In The Civil Rights Movement, Robbins and Tieso create opportunities for students to immerse themselves in history through reading discussion groups. They suggest that a reading discussion group is a parallel activity that is to be completed while the unit is being taught to help students explore a topic in depth and communicate their findings to an audience. This also invites interdepartmental collaboration, as this portion of study could be completed during a Language Arts block. Robbins and Tieso provide teachers with all of the resources necessary to accomplish this:
- Guidelines for managing and conducting reading groups
- A list of suggested books for reading and discussion that parallel themes addressed in the unit of study
- One-paragraph summaries of each book on the list to allow students to self-select into reading groups based on interest.
One challenge of the history classroom in general is how to move away from the lecture, note-taking, and read-then-answer-the-questions-in-the-back-of-the-book teaching models. As one reads this curriculum, there is a phrase repeated often and in a few iterations: “tell the students”, “let the students know.” This author language gets at the heart of how difficult it can be to have history students construct their own meaning.

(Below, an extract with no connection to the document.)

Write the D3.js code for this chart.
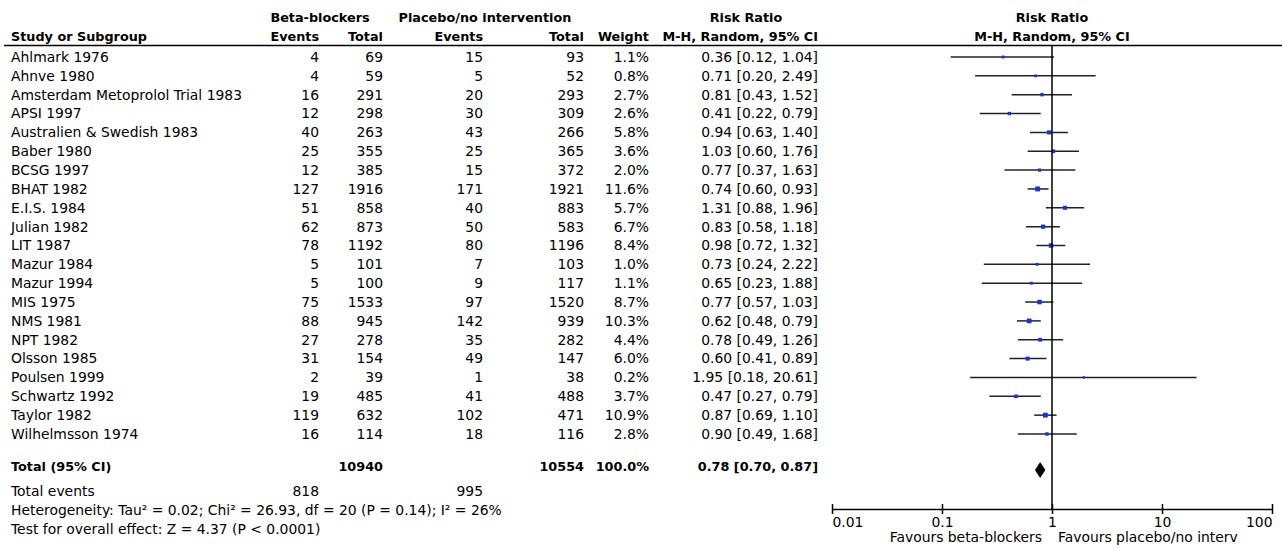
<!DOCTYPE html>
<html>
<head>
<meta charset="utf-8">
<script src="https://cdn.jsdelivr.net/npm/d3@7"></script>
<style>
  body { margin: 0; background: #fff; }
  text { font-family: "DejaVu Sans", Verdana, sans-serif; font-size: 13.9px; fill: #000; }
  .b { font-weight: bold; font-size: 12.8px; }
</style>
</head>
<body>
<div id="chart"></div>
<script>
// study data
var studies = ["Ahlmark 1976", "Ahnve 1980", "Amsterdam Metoprolol Trial 1983", "APSI 1997",
  "Australien & Swedish 1983", "Baber 1980", "BCSG 1997", "BHAT 1982", "E.I.S. 1984", "Julian 1982",
  "LIT 1987", "Mazur 1984", "Mazur 1994", "MIS 1975", "NMS 1981", "NPT 1982", "Olsson 1985",
  "Poulsen 1999", "Schwartz 1992", "Taylor 1982", "Wilhelmsson 1974"];
var bbEvents = [4, 4, 16, 12, 40, 25, 12, 127, 51, 62, 78, 5, 5, 75, 88, 27, 31, 2, 19, 119, 16];
var bbTotal = [69, 59, 291, 298, 263, 355, 385, 1916, 858, 873, 1192, 101, 100, 1533, 945, 278, 154, 39, 485, 632, 114];
var plEvents = [15, 5, 20, 30, 43, 25, 15, 171, 40, 50, 80, 7, 9, 97, 142, 35, 49, 1, 41, 102, 18];
var plTotal = [93, 52, 293, 309, 266, 365, 372, 1921, 883, 583, 1196, 103, 117, 1520, 939, 282, 147, 38, 488, 471, 116];
var weights = [1.1, 0.8, 2.7, 2.6, 5.8, 3.6, 2.0, 11.6, 5.7, 6.7, 8.4, 1.0, 1.1, 8.7, 10.3, 4.4, 6.0, 0.2, 3.7, 10.9, 2.8];
var rr = [0.36, 0.71, 0.81, 0.41, 0.94, 1.03, 0.77, 0.74, 1.31, 0.83, 0.98, 0.73, 0.65, 0.77, 0.62, 0.78, 0.60, 1.95, 0.47, 0.87, 0.90];
var lo = [0.12, 0.20, 0.43, 0.22, 0.63, 0.60, 0.37, 0.60, 0.88, 0.58, 0.72, 0.24, 0.23, 0.57, 0.48, 0.49, 0.41, 0.18, 0.27, 0.69, 0.49];
var hi = [1.04, 2.49, 1.52, 0.79, 1.40, 1.76, 1.63, 0.93, 1.96, 1.18, 1.32, 2.22, 1.88, 1.03, 0.79, 1.26, 0.89, 20.61, 0.79, 1.10, 1.68];

// pooled result
var total = { bbTotal: 10940, plTotal: 10554, weight: 100.0, rr: 0.78, lo: 0.70, hi: 0.87, bbEvents: 818, plEvents: 995 };
var axisTicks = [0.01, 0.1, 1, 10, 100];
var heterogeneity = "Heterogeneity: Tau\u00b2 = 0.02; Chi\u00b2 = 26.93, df = 20 (P = 0.14); I\u00b2 = 26%";
var overallTest = "Test for overall effect: Z = 4.37 (P < 0.0001)";

var width = 1282, height = 548;

var svg = d3.select("#chart").append("svg")
  .attr("width", width)
  .attr("height", height);

var f2 = d3.format(".2f");
var ciText = function(r, l, h) { return f2(r) + " [" + f2(l) + ", " + f2(h) + "]"; };

// column right edges
var col = { study: 11, bbE: 319, bbT: 383, plE: 483, plT: 584, w: 649, rr: 818 };

var y = d3.scalePoint().domain(studies).range([57, 434]);
var x = d3.scaleLog().domain([0.01, 100]).range([832, 1272]);

// header
svg.append("text").attr("class", "b").attr("x", 320).attr("y", 22).attr("text-anchor", "middle").text("Beta-blockers");
svg.append("text").attr("class", "b").attr("x", 485).attr("y", 22).attr("text-anchor", "middle").text("Placebo/no intervention");
svg.append("text").attr("class", "b").attr("x", 746).attr("y", 22).attr("text-anchor", "middle").text("Risk Ratio");
svg.append("text").attr("class", "b").attr("x", x(1)).attr("y", 22).attr("text-anchor", "middle").text("Risk Ratio");

var head2 = [
  [col.study, "start", "Study or Subgroup"],
  [col.bbE, "end", "Events"],
  [col.bbT, "end", "Total"],
  [col.plE, "end", "Events"],
  [col.plT, "end", "Total"],
  [col.w, "end", "Weight"],
  [col.rr, "end", "M-H, Random, 95% CI"]
];
head2.forEach(function(h) {
  svg.append("text").attr("class", "b").attr("x", h[0]).attr("y", 41).attr("text-anchor", h[1]).text(h[2]);
});
svg.append("text").attr("class", "b").attr("x", x(1)).attr("y", 41).attr("text-anchor", "middle").text("M-H, Random, 95% CI");

svg.append("line")
  .attr("x1", 4).attr("x2", width).attr("y1", 45.5).attr("y2", 45.5)
  .attr("stroke", "#000").attr("stroke-width", 1.5);

// rows
var rows = studies.map(function(s, i) {
  return { name: s, bbE: bbEvents[i], bbT: bbTotal[i], plE: plEvents[i], plT: plTotal[i],
    w: weights[i], rr: rr[i], lo: lo[i], hi: hi[i] };
});

var row = svg.selectAll("g.row").data(rows).enter().append("g")
  .attr("class", "row")
  .attr("transform", function(d) { return "translate(0," + y(d.name) + ")"; });

row.append("text").attr("x", col.study).attr("dy", "0.35em").text(function(d) { return d.name; });
row.append("text").attr("x", col.bbE).attr("dy", "0.35em").attr("text-anchor", "end").text(function(d) { return d.bbE; });
row.append("text").attr("x", col.bbT).attr("dy", "0.35em").attr("text-anchor", "end").text(function(d) { return d.bbT; });
row.append("text").attr("x", col.plE).attr("dy", "0.35em").attr("text-anchor", "end").text(function(d) { return d.plE; });
row.append("text").attr("x", col.plT).attr("dy", "0.35em").attr("text-anchor", "end").text(function(d) { return d.plT; });
row.append("text").attr("x", col.w).attr("dy", "0.35em").attr("text-anchor", "end").text(function(d) { return d.w.toFixed(1) + "%"; });
row.append("text").attr("x", col.rr).attr("dy", "0.35em").attr("text-anchor", "end").text(function(d) { return ciText(d.rr, d.lo, d.hi); });

// no-effect line
svg.append("line")
  .attr("x1", x(1)).attr("x2", x(1)).attr("y1", 45).attr("y2", 509)
  .attr("stroke", "#000").attr("stroke-width", 1.5);

row.append("line")
  .attr("x1", function(d) { return x(d.lo); })
  .attr("x2", function(d) { return x(d.hi); })
  .attr("y1", 0).attr("y2", 0)
  .attr("stroke", "#222").attr("stroke-width", 1.5);

var side = function(w) { return 2 + 0.85 * Math.sqrt(w); };
row.append("rect")
  .attr("x", function(d) { return x(d.rr) - side(d.w) / 2; })
  .attr("y", function(d) { return -side(d.w) / 2; })
  .attr("width", function(d) { return side(d.w); })
  .attr("height", function(d) { return side(d.w); })
  .attr("fill", "#1535d8");

// total row
var ty = 467;
svg.append("text").attr("class", "b").attr("x", col.study).attr("y", ty).attr("dy", "0.35em").text("Total (95% CI)");
svg.append("text").attr("class", "b").attr("x", col.bbT).attr("y", ty).attr("dy", "0.35em").attr("text-anchor", "end").text(total.bbTotal);
svg.append("text").attr("class", "b").attr("x", col.plT).attr("y", ty).attr("dy", "0.35em").attr("text-anchor", "end").text(total.plTotal);
svg.append("text").attr("class", "b").attr("x", col.w).attr("y", ty).attr("dy", "0.35em").attr("text-anchor", "end").text(total.weight.toFixed(1) + "%");
svg.append("text").attr("class", "b").attr("x", col.rr).attr("y", ty).attr("dy", "0.35em").attr("text-anchor", "end").text(ciText(total.rr, total.lo, total.hi));

var dy = 470;
svg.append("path")
  .attr("d", "M" + x(total.lo) + "," + dy + "L" + x(total.rr) + "," + (dy - 8) + "L" + x(total.hi) + "," + dy + "L" + x(total.rr) + "," + (dy + 8) + "Z")
  .attr("fill", "#000");

svg.append("text").attr("x", col.study).attr("y", 491).attr("dy", "0.35em").text("Total events");
svg.append("text").attr("x", col.bbE).attr("y", 491).attr("dy", "0.35em").attr("text-anchor", "end").text(total.bbEvents);
svg.append("text").attr("x", col.plE).attr("y", 491).attr("dy", "0.35em").attr("text-anchor", "end").text(total.plEvents);
svg.append("text").attr("x", col.study).attr("y", 510).attr("dy", "0.35em").text(heterogeneity);
svg.append("text").attr("x", col.study).attr("y", 529).attr("dy", "0.35em").text(overallTest);

// axis
var axis = svg.append("g")
  .attr("transform", "translate(0,509)")
  .call(d3.axisBottom(x).tickValues(axisTicks).tickFormat(d3.format("~g")).tickSizeInner(5).tickSizeOuter(0).tickPadding(3));
axis.select(".domain").attr("stroke", "#000").attr("stroke-width", 1.5);
axis.selectAll(".tick line").attr("y1", -5).attr("y2", 5).attr("stroke", "#000").attr("stroke-width", 1.5);
axis.selectAll(".tick text")
  .style("font-family", "DejaVu Sans, Verdana, sans-serif").style("font-size", "13.9px").attr("fill", "#000")
  .attr("text-anchor", function(d, i) { return i === 0 ? "start" : (i === axisTicks.length - 1 ? "end" : "middle"); });

svg.append("text").attr("x", x(1) - 10).attr("y", 537).attr("dy", "0.35em").attr("text-anchor", "end").text("Favours beta-blockers");
svg.append("text").attr("x", x(1) + 6).attr("y", 537).attr("dy", "0.35em").text("Favours placebo/no interv");
</script>
</body>
</html>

Sometimes the teacher just has to come out and tell the students, but despite the well-developed lessons that have the students discovering and examining on their own, these books call for teacher lecture and teacher-led discussion quite often.
Additionally, as classroom teachers of 8th grade U.S. history – the audience for these texts – we would definitely suggest purchasing the text in PDF form. While it might be nice as the teacher to have the physical book in front of you, all of the materials in electronic form would make it significantly easier to share them with your students, whether digitally or in printed form.
Overall, this is an extremely worthwhile tool for United States History teachers to have on the actual or virtual bookshelf. The four-book series can be used by any teacher, regardless of where they are in their career, to enhance their curriculum.